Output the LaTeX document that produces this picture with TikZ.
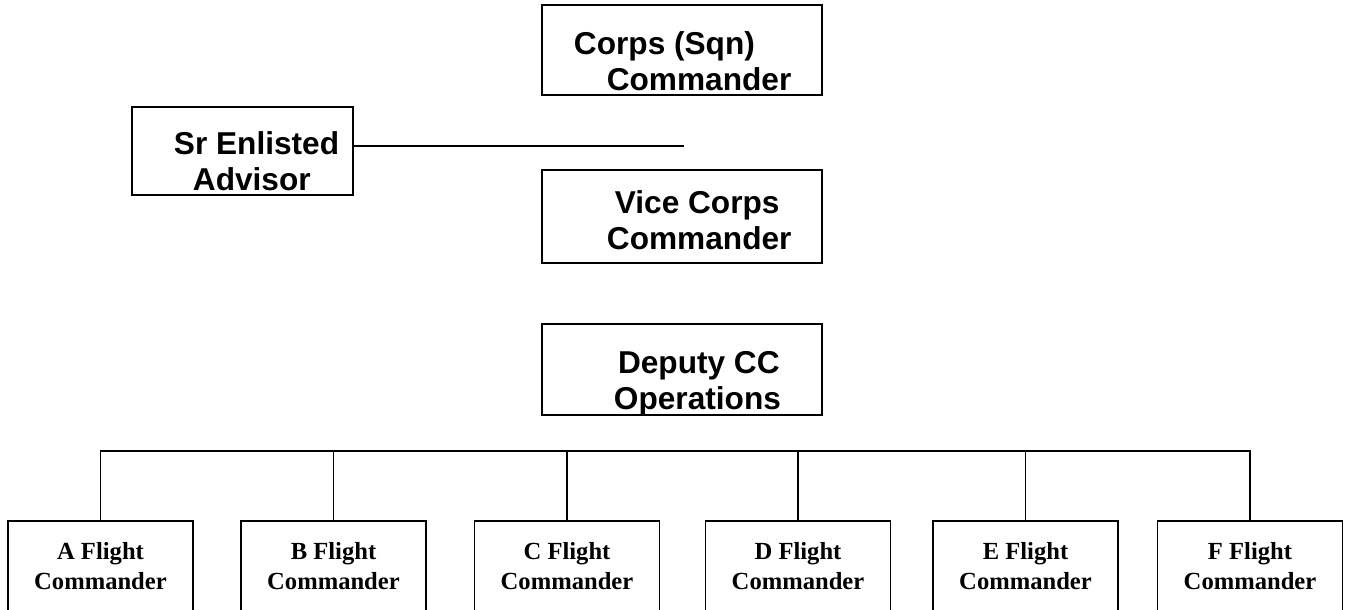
\documentclass[tikz,border=0pt]{standalone}
\usepackage{fontspec}
\setmainfont{Liberation Serif}
\newfontfamily\arialfont{Liberation Sans}
\usepackage{tikz}
\usetikzlibrary{positioning}

\begin{document}
\begin{tikzpicture}[x=0.02cm,y=-0.02cm,line width=1.1pt,
unit box/.style={draw,rectangle,minimum width=5.6cm,inner sep=0pt},
unit text/.style={anchor=west,align=left,inner sep=0pt,font={\fontsize{18}{20.5}\selectfont\arialfont\bfseries}},
flight box/.style={draw,rectangle,minimum width=3.7cm,minimum height=1.8cm,inner sep=0pt,align=center,font={\fontsize{14}{17}\selectfont\bfseries}}
]
\useasboundingbox (0,0) rectangle (1349,609);

% command chain
\node[unit box,minimum height=1.8cm] (corps) at (682,50) {};
\node[unit text] (corps-t) at (573,61) {Corps (Sqn)\\\hspace*{18.7pt}Commander};
\node[unit box,minimum height=1.86cm] (vice) at (682,216.5) {};
\node[unit text] (vice-t) at (606,220) {\hspace*{4.5pt}Vice Corps\\Commander};
\node[unit box,minimum height=1.82cm] (deputy) at (682,369.5) {};
\node[unit text] (deputy-t) at (613,383.5) {\hspace*{2.3pt}Deputy CC\\Operations};

% advisor
\node[unit box,minimum width=4.42cm,minimum height=1.76cm] (sr) at (242.5,151) {};
\node[unit text] (sr-t) at (173,161) {Sr Enlisted\\\hspace*{10.8pt}Advisor};
\coordinate (link) at (684,146);
\draw (sr.east |- link) -- (link);

% flights
\coordinate (bus) at (0,451);
\foreach \l/\x in {A/100.5,B/333.5,C/567,D/798,E/1025.5,F/1250}
  \node[flight box] (\l) at (\x,566) {\l{} Flight\\Commander};
\draw (A.north) |- (bus -| F.north) -- (F.north);
\foreach \l in {B,C,D,E} \draw (\l.north) -- (\l.north |- bus);

\end{tikzpicture}
\end{document}
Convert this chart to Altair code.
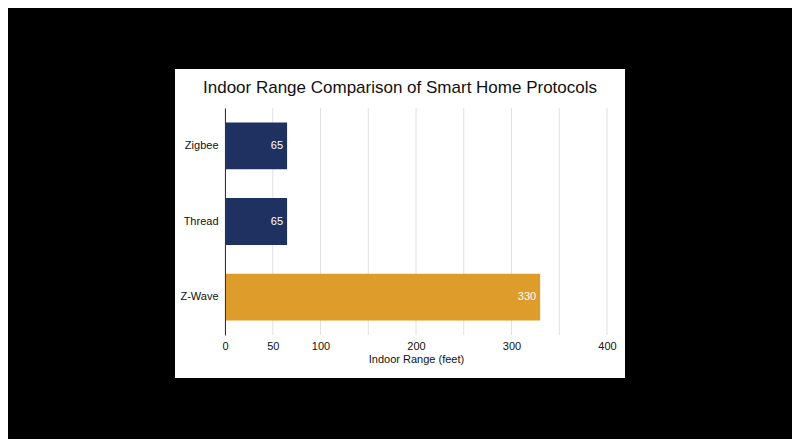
import altair as alt
import pandas as pd

protocols = ["Zigbee", "Thread", "Z-Wave"]
ranges = [65, 65, 330]
colors = ["#1f3161", "#1f3161", "#de9c2a"]
grid_values = [0, 50, 100, 150, 200, 250, 300, 350, 400]
tick_labels = [0, 50, 100, 200, 300, 400]

W, H = 382, 227
FONT = "Liberation Sans"

df = pd.DataFrame({"protocol": protocols, "range": ranges, "color": colors})
grid_df = pd.DataFrame({"v": grid_values})

xscale = alt.Scale(domain=[0, 400], nice=False)
yscale = alt.Scale(domain=protocols, paddingInner=0.38, paddingOuter=0.19)

# white card behind the chart
card = alt.Chart(pd.DataFrame({"a": [0]})).mark_rect(color="white").encode(
    x=alt.value(-50), x2=alt.value(W + 18), y=alt.value(-39), y2=alt.value(H + 43)
)

grid = alt.Chart(grid_df).mark_rule(color="#e0e0e0", strokeWidth=1).encode(
    x=alt.X("v:Q", scale=xscale,
            axis=alt.Axis(values=tick_labels, grid=False, domain=False, ticks=False,
                          labelFlush=False, labelPadding=5, title="Indoor Range (feet)",
                          titlePadding=2, labelFontSize=11, titleFontSize=11,
                          labelFont=FONT, titleFont=FONT,
                          labelColor="#111", titleColor="#111", titleFontWeight="normal",
                          zindex=1)),
    y=alt.value(0), y2=alt.value(H),
)

bars = alt.Chart(df).mark_bar().encode(
    y=alt.Y("protocol:N", sort=protocols, scale=yscale,
            axis=alt.Axis(title=None, ticks=False, domain=True, domainColor="#333",
                          domainWidth=1, labelPadding=7, labelFontSize=11, labelFont=FONT,
                          labelColor="#111", zindex=1)),
    x=alt.X("range:Q", scale=xscale),
    color=alt.Color("color:N", scale=None),
)

labels = alt.Chart(df).mark_text(align="right", dx=-4, color="white", fontSize=11, font=FONT).encode(
    y=alt.Y("protocol:N", sort=protocols, scale=yscale),
    x=alt.X("range:Q", scale=xscale),
    text=alt.Text("range:Q"),
)

chart = alt.layer(card, grid, bars, labels).properties(
    width=W,
    height=H,
    background="black",
    padding={"left": 167, "top": 61, "right": 167, "bottom": 61},
    title=alt.TitleParams(
        "Indoor Range Comparison of Smart Home Protocols",
        fontSize=17, font=FONT, fontWeight="normal", color="#111",
        anchor="middle", frame="bounds", offset=-24, baseline="bottom", dy=21,
    ),
).configure_view(stroke=None)

chart.save("out.html", embed_options={"renderer": "svg", "actions": False})
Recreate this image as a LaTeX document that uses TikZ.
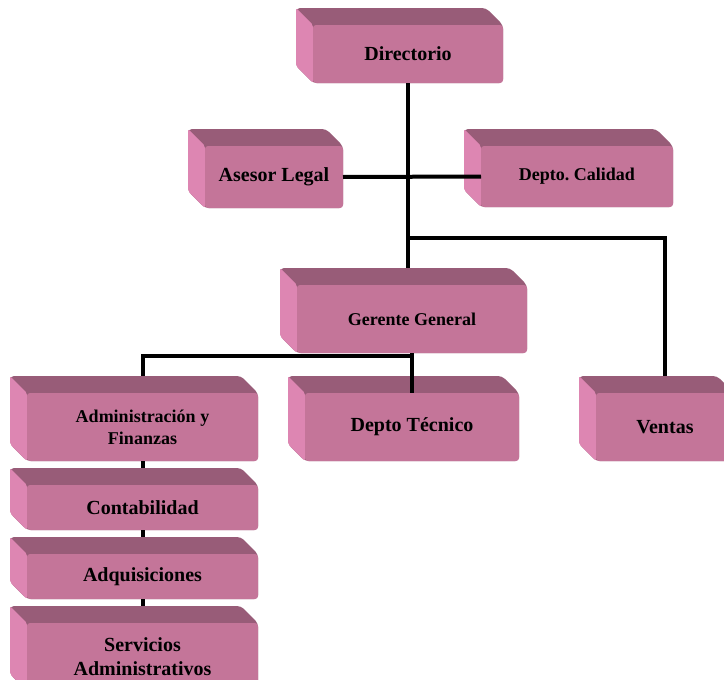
\documentclass[tikz,border=0pt]{standalone}
\usepackage{fontspec}
\setmainfont{Liberation Serif}
\usetikzlibrary{calc}
\frenchspacing

\definecolor{boxfront}{HTML}{C47599}
\definecolor{boxtop}{HTML}{985C78}
\definecolor{boxleft}{HTML}{DD86B2}

\tikzset{
  orgface/.style={fill=boxfront, rounded corners=3pt, inner sep=0pt, outer sep=0pt,
    align=center, text=black},
  conn/.style={draw=black, line width=4pt, line join=miter},
}

% size of a text font in pt, with its line distance
\newcommand\fsz[2]{\bfseries\fontsize{#1}{#2}\selectfont}
\newcommand\bxd{17}

% box with a front face, a top face and a left face
% #1 name, #2 #3 front top-left, #4 #5 front bottom-right, #6 font, #7 text
\newcommand\orgbox[7]{%
  \fill[boxtop, rounded corners=4pt]
    (#2-\bxd,#3-\bxd) -- (#4-\bxd,#3-\bxd) -- (#4,#3) -- (#4,#5) -- (#2,#5)
    -- (#2-\bxd,#5-\bxd) -- cycle;
  \fill[boxleft, rounded corners=2pt]
    (#2-\bxd,#3-\bxd) -- (#2,#3) -- (#2,#5) -- (#2-\bxd,#5-\bxd) -- cycle;
  \pgfmathsetmacro\bxw{#4-#2}%
  \pgfmathsetmacro\bxh{#5-#3}%
  \node[orgface, minimum width=\bxw pt, minimum height=\bxh pt, font=#6]
    (#1) at ({(#2+#4)/2},{(#3+#5)/2}) {#7};
  \coordinate (#1-top) at ($(#1.north)+(0,-\bxd)$);
}

\begin{document}
\begin{tikzpicture}[x=1pt, y=-1pt]
  \fill[white] (0,0) rectangle (724,680);
  \useasboundingbox (0,0) rectangle (724,680);

  \orgbox{dir}{313}{25}{503}{83}{\fsz{20}{23}}{Directorio}
  \orgbox{ase}{205}{146}{343}{208}{\fsz{20}{23}}{Asesor Legal}
  \orgbox{cal}{481}{146}{673}{207}{\fsz{18}{22}}{Depto. Calidad}
  \orgbox{ger}{297}{285}{527}{353}{\fsz{18}{22}}{Gerente General}
  \orgbox{adm}{27}{393}{258}{461}{\fsz{18}{22}}{Administración y\\Finanzas}
  \orgbox{tec}{305}{393}{519}{461}{\fsz{20}{23}}{Depto Técnico}
  \orgbox{ven}{596}{393}{734}{461}{\fsz{20}{23}}{Ventas}
  \orgbox{con}{27}{485}{258}{530}{\fsz{20}{23}}{Contabilidad}
  \orgbox{adq}{27}{554}{258}{599}{\fsz{20}{23}}{Adquisiciones}
  \orgbox{ser}{27}{623}{258}{691}{\fsz{20}{24}}{Servicios\\Administrativos}

  % connectors
  \coordinate (j1) at ($(dir.south)+(0,155)$);
  \draw[conn] (dir.south) -- (dir.south |- ger-top);
  \draw[conn] (ase.east) -- (cal.west);
  \draw[conn] (j1) -| (ven-top);
  \draw[conn] (ger.south) -- (ger.south |- tec.north);
  \draw[conn] ($(ger.south)+(0,3)$) -| (adm-top);
  \draw[conn] (adm.south) -- (con-top);
  \draw[conn] (con.south) -- (adq-top);
  \draw[conn] (adq.south) -- (ser-top);
\end{tikzpicture}
\end{document}
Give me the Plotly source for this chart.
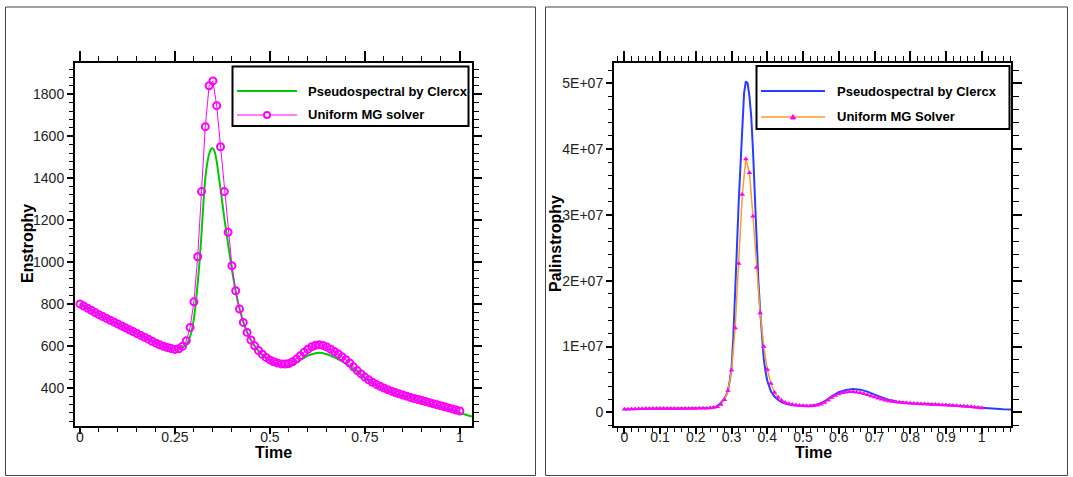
import plotly.graph_objects as go

# ---------------- data ----------------
# Left panel: enstrophy
time_mg = [round(0.01 * i, 2) for i in range(101)]
enstrophy_mg = [
    800, 790, 780, 770, 759, 749, 740, 731, 722, 713,
    704, 695, 686, 677, 668, 659, 650, 641, 632, 622,
    613, 605, 598, 592, 587, 583, 586, 598, 624, 688,
    810, 1025, 1336, 1646, 1841, 1864, 1746, 1550, 1336, 1142,
    982, 863, 776, 712, 664, 628, 600, 578, 560, 545,
    533, 524, 518, 514, 513, 516, 524, 537, 553, 569,
    584, 596, 603, 605, 602, 594, 584, 573, 561, 548,
    534, 518, 500, 482, 466, 451, 438, 426, 416, 407,
    399, 391, 384, 377, 371, 365, 360, 354, 349, 344,
    339, 334, 329, 324, 319, 314, 309, 304, 299, 294,
    289,
]
time_ps_left = [
    0, 0.05, 0.10, 0.15, 0.20,
    0.22, 0.24, 0.25, 0.26, 0.27, 0.28,
    0.285, 0.29, 0.295, 0.30, 0.305, 0.31, 0.315, 0.32, 0.325, 0.33,
    0.335, 0.34, 0.345, 0.35, 0.355, 0.36, 0.365, 0.37, 0.375, 0.38,
    0.385, 0.39, 0.395, 0.40, 0.405, 0.41, 0.415, 0.42, 0.425, 0.43,
    0.44, 0.45, 0.46, 0.47, 0.48, 0.49, 0.50, 0.51, 0.52, 0.53,
    0.54, 0.55, 0.56, 0.57, 0.58, 0.59, 0.60, 0.61, 0.62, 0.63,
    0.64, 0.65, 0.66, 0.67, 0.68, 0.69, 0.70, 0.71, 0.72, 0.73,
    0.74, 0.75, 0.76, 0.77, 0.78, 0.79, 0.80,
    0.82, 0.84, 0.86, 0.88, 0.90, 0.92, 0.94, 0.96, 0.98, 1.00,
    1.02, 1.032,
]
enstrophy_ps = [
    800, 749, 704, 659, 613,
    598, 587, 583, 585, 592, 608,
    622, 645, 678, 730, 805, 900, 1005, 1135, 1280, 1400,
    1470, 1515, 1538, 1542, 1525, 1480, 1415, 1350, 1280, 1210,
    1148, 1085, 1025, 965, 910, 860, 815, 778, 745, 715,
    665, 628, 598, 575, 556, 540, 527, 517, 510, 506,
    505, 507, 512, 521, 532, 543, 553, 560, 565, 567,
    565, 560, 553, 545, 536, 526, 515, 503, 490, 475,
    460, 446, 433, 421, 410, 400, 391,
    378, 366, 355, 345, 335, 325, 315, 304, 292, 280,
    269, 263,
]

# Right panel: palinstrophy (values in units of 1E+07)
palin_mg_e7 = [
    0.046, 0.048, 0.050, 0.052, 0.054, 0.056, 0.057, 0.058, 0.058, 0.059,
    0.059, 0.060, 0.060, 0.060, 0.060, 0.060, 0.060, 0.060, 0.060, 0.060,
    0.060, 0.061, 0.062, 0.064, 0.067, 0.072, 0.085, 0.12, 0.19, 0.33,
    0.64, 1.28, 2.26, 3.31, 3.85, 3.64, 2.98, 2.20, 1.51, 1.00,
    0.65, 0.44, 0.30, 0.23, 0.18, 0.15, 0.13, 0.12, 0.11, 0.105,
    0.100, 0.097, 0.097, 0.100, 0.108, 0.122, 0.15, 0.185, 0.225, 0.255,
    0.28, 0.297, 0.307, 0.312, 0.312, 0.306, 0.296, 0.283, 0.268, 0.25,
    0.232, 0.215, 0.198, 0.184, 0.172, 0.163, 0.156, 0.15, 0.145, 0.141,
    0.137, 0.134, 0.131, 0.128, 0.125, 0.122, 0.120, 0.118, 0.115, 0.113,
    0.110, 0.107, 0.104, 0.101, 0.097, 0.093, 0.089, 0.084, 0.078, 0.072,
    0.066,
]
time_ps_right = [
    0, 0.05, 0.10, 0.15, 0.20, 0.22, 0.24, 0.25, 0.26, 0.27,
    0.275, 0.28, 0.285, 0.29, 0.295, 0.30, 0.305, 0.31, 0.315, 0.32,
    0.325, 0.33, 0.335, 0.34, 0.345, 0.35, 0.355, 0.36, 0.365, 0.37,
    0.375, 0.38, 0.385, 0.39, 0.395, 0.40, 0.41, 0.42, 0.43, 0.44,
    0.45, 0.46, 0.48, 0.50, 0.52, 0.54, 0.56, 0.58, 0.60, 0.62,
    0.64, 0.66, 0.68, 0.70, 0.72, 0.74, 0.76, 0.78, 0.80, 0.85,
    0.90, 0.95, 1.00, 1.03, 1.06, 1.082,
]
palin_ps_e7 = [
    0.046, 0.056, 0.059, 0.060, 0.060, 0.062, 0.068, 0.076, 0.095, 0.14,
    0.17, 0.21, 0.26, 0.34, 0.48, 0.68, 1.15, 1.75, 2.5, 3.2,
    3.83, 4.45, 4.85, 5.03, 5.0, 4.8, 4.5, 3.98, 3.3, 2.6,
    2.0, 1.55, 1.15, 0.82, 0.62, 0.48, 0.32, 0.24, 0.19, 0.155,
    0.135, 0.12, 0.105, 0.098, 0.10, 0.118, 0.165, 0.245, 0.305, 0.34,
    0.354, 0.345, 0.315, 0.27, 0.225, 0.19, 0.165, 0.15, 0.14, 0.125,
    0.112, 0.092, 0.068, 0.052, 0.046, 0.045,
]
E7 = 1e7
palin_tickvals = [0, 1e7, 2e7, 3e7, 4e7, 5e7]
palin_ticktext = ["0", "1E+07", "2E+07", "3E+07", "4E+07", "5E+07"]

names_left = ["Pseudospectral by Clercx", "Uniform MG solver"]
names_right = ["Pseudospectral by Clercx", "Uniform MG Solver"]

# ---------------- figure ----------------
W, H = 1073, 477
def px(x):
    return x / W
def py(y):
    return 1 - y / H

GREEN = "#00c800"
MAGENTA = "#ff00ff"
BLUE = "#2a3cff"
ORANGE = "#ff9933"
FONT = "Liberation Sans, Arial, sans-serif"

fig = go.Figure()
fig.add_trace(go.Scatter(x=time_ps_left, y=enstrophy_ps, name=names_left[0], mode="lines",
                         line=dict(color=GREEN, width=2, shape="spline", smoothing=0.6),
                         xaxis="x", yaxis="y", showlegend=False))
fig.add_trace(go.Scatter(x=time_mg, y=enstrophy_mg, name=names_left[1], mode="lines+markers",
                         line=dict(color=MAGENTA, width=1),
                         marker=dict(symbol="circle-open", size=7, color=MAGENTA, line=dict(width=2, color=MAGENTA)),
                         xaxis="x", yaxis="y", showlegend=False))
fig.add_trace(go.Scatter(x=time_ps_right, y=[v * E7 for v in palin_ps_e7], name=names_right[0], mode="lines",
                         line=dict(color=BLUE, width=2),
                         xaxis="x2", yaxis="y2", showlegend=False))
fig.add_trace(go.Scatter(x=time_mg, y=[v * E7 for v in palin_mg_e7], name=names_right[1], mode="lines+markers",
                         line=dict(color=ORANGE, width=1.5),
                         marker=dict(symbol="triangle-up", size=5, color=MAGENTA),
                         xaxis="x2", yaxis="y2", showlegend=False))
# empty traces so the mirrored (top/right) axes are drawn
for xa, ya in [("x3", "y"), ("x", "y3"), ("x4", "y2"), ("x2", "y4")]:
    fig.add_trace(go.Scatter(x=[], y=[], xaxis=xa, yaxis=ya, showlegend=False, hoverinfo="skip"))

LX = [75, 472]
RX = [614, 1011]
YD = [py(425.5), py(62.5)]
left_xrange = [-0.013, 1.032]
left_yrange = [220, 1952]
right_xrange = [-0.029, 1.082]
right_yrange = [-0.2e7, 5.316e7]

tickfont = dict(family=FONT, size=14, color="#222")

def axis(domain, rng, dtick, mdtick, anchor, side=None, overlaying=None, labels=True,
         ticklen=6, mticklen=4, **kw):
    d = dict(domain=domain, range=rng, anchor=anchor, showgrid=False, zeroline=False,
             showline=True, linecolor="black", linewidth=2,
             ticks="outside", ticklen=ticklen, tickwidth=2, tickcolor="black",
             tick0=0, dtick=dtick, showticklabels=labels, tickfont=tickfont,
             minor=dict(dtick=mdtick, tick0=0, ticks="outside", ticklen=mticklen,
                        tickwidth=1, tickcolor="black", showgrid=False))
    if side:
        d["side"] = side
    if overlaying:
        d["overlaying"] = overlaying
    d.update(kw)
    return d

lxd = [px(LX[0]), px(LX[1])]
rxd = [px(RX[0]), px(RX[1])]

layout = dict(
    width=W, height=H, autosize=False,
    margin=dict(l=0, r=0, t=0, b=0),
    paper_bgcolor="white", plot_bgcolor="white",
    showlegend=False,
    xaxis=axis(lxd, left_xrange, 0.25, 0.05, "y", ticklabelstandoff=-8),
    yaxis=axis(YD, left_yrange, 200, 40, "x"),
    xaxis3=axis(lxd, left_xrange, 0.25, 0.05, "y", side="top", overlaying="x", labels=False,
                ticklen=10, mticklen=5),
    yaxis3=axis(YD, left_yrange, 200, 40, "x", side="right", overlaying="y", labels=False,
                ticklen=8, mticklen=5),
    xaxis2=axis(rxd, right_xrange, 0.1, 0.02, "y2", ticklabelstandoff=-8),
    yaxis2=axis(YD, right_yrange, None, 2e6, "x2", tickmode="array",
                tickvals=palin_tickvals, ticktext=palin_ticktext),
    xaxis4=axis(rxd, right_xrange, 0.1, 0.02, "y2", side="top", overlaying="x2", labels=False,
                ticklen=10, mticklen=5),
    yaxis4=axis(YD, right_yrange, None, 2e6, "x2", side="right", overlaying="y2", labels=False,
                ticklen=9, mticklen=6, tickmode="array", tickvals=palin_tickvals),
)
for k in ("yaxis2", "yaxis4"):
    layout[k].pop("dtick")
    layout[k].pop("tick0")
fig.update_layout(**layout)

shapes = []
annotations = []
# outer panel frames
shapes.append(dict(type="rect", xref="paper", yref="paper", x0=px(5.5), x1=px(535.5), y0=py(475.5), y1=py(7),
                   line=dict(color="#444", width=1), layer="below"))
shapes.append(dict(type="rect", xref="paper", yref="paper", x0=px(545.5), x1=px(1067.5), y0=py(475.5), y1=py(7),
                   line=dict(color="#444", width=1), layer="below"))

# legend boxes
def legend(box, line_x, text_x, rows, names, styles):
    shapes.append(dict(type="rect", xref="paper", yref="paper", x0=px(box[0]), x1=px(box[1]),
                       y0=py(box[3]), y1=py(box[2]), line=dict(color="black", width=2),
                       fillcolor="white"))
    for r, name, st in zip(rows, names, styles):
        shapes.append(dict(type="line", xref="paper", yref="paper", x0=px(line_x[0]), x1=px(line_x[1]),
                           y0=py(r), y1=py(r), line=dict(color=st["color"], width=st["width"])))
        if st.get("marker") == "circle":
            cx = (line_x[0] + line_x[1]) / 2
            shapes.append(dict(type="circle", xref="paper", yref="paper", x0=px(cx - 3), x1=px(cx + 3),
                               y0=py(r + 3), y1=py(r - 3), line=dict(color=MAGENTA, width=2),
                               fillcolor="white"))
        elif st.get("marker") == "triangle":
            cx = (line_x[0] + line_x[1]) / 2
            path = "M {} {} L {} {} L {} {} Z".format(px(cx - 2.5), py(r + 2), px(cx + 2.5), py(r + 2),
                                                    px(cx), py(r - 2.5))
            shapes.append(dict(type="path", xref="paper", yref="paper", path=path,
                               line=dict(color=MAGENTA, width=1), fillcolor=MAGENTA))
        annotations.append(dict(xref="paper", yref="paper", x=px(text_x), y=py(r), xanchor="left",
                                yanchor="middle", showarrow=False, text="<b>%s</b>" % name,
                                font=dict(family=FONT, size=13, color="black")))

legend([232.5, 468.5, 66.5, 126], [237, 297], 306, [91, 115], names_left,
       [dict(color=GREEN, width=2), dict(color=MAGENTA, width=1, marker="circle")])
legend([756.5, 1009.5, 66, 129], [761, 825], 835, [91, 117], names_right,
       [dict(color=BLUE, width=2), dict(color=ORANGE, width=1.5, marker="triangle")])

# axis titles
title_font = dict(family=FONT, size=16, color="black")
annotations.append(dict(xref="paper", yref="paper", x=px(273), y=py(452), text="<b>Time</b>",
                        showarrow=False, xanchor="center", yanchor="middle", font=title_font))
annotations.append(dict(xref="paper", yref="paper", x=px(813), y=py(452), text="<b>Time</b>",
                        showarrow=False, xanchor="center", yanchor="middle", font=title_font))
annotations.append(dict(xref="paper", yref="paper", x=px(27), y=py(244), text="<b>Enstrophy</b>",
                        showarrow=False, xanchor="center", yanchor="middle", textangle=-90, font=title_font))
annotations.append(dict(xref="paper", yref="paper", x=px(555), y=py(244), text="<b>Palinstrophy</b>",
                        showarrow=False, xanchor="center", yanchor="middle", textangle=-90, font=title_font))

fig.update_layout(shapes=shapes, annotations=annotations)
fig.write_html("out.html", config={"displayModeBar": False},
               post_script="document.body.style.margin='0px';document.body.style.overflow='hidden';")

__What is being asked__. Scan the material above. Copy each line where "LaTeX" occurs.

__Solution to this task__.
Output the LaTeX document that produces this picture with TikZ.
Recreate this image as a LaTeX document that uses TikZ.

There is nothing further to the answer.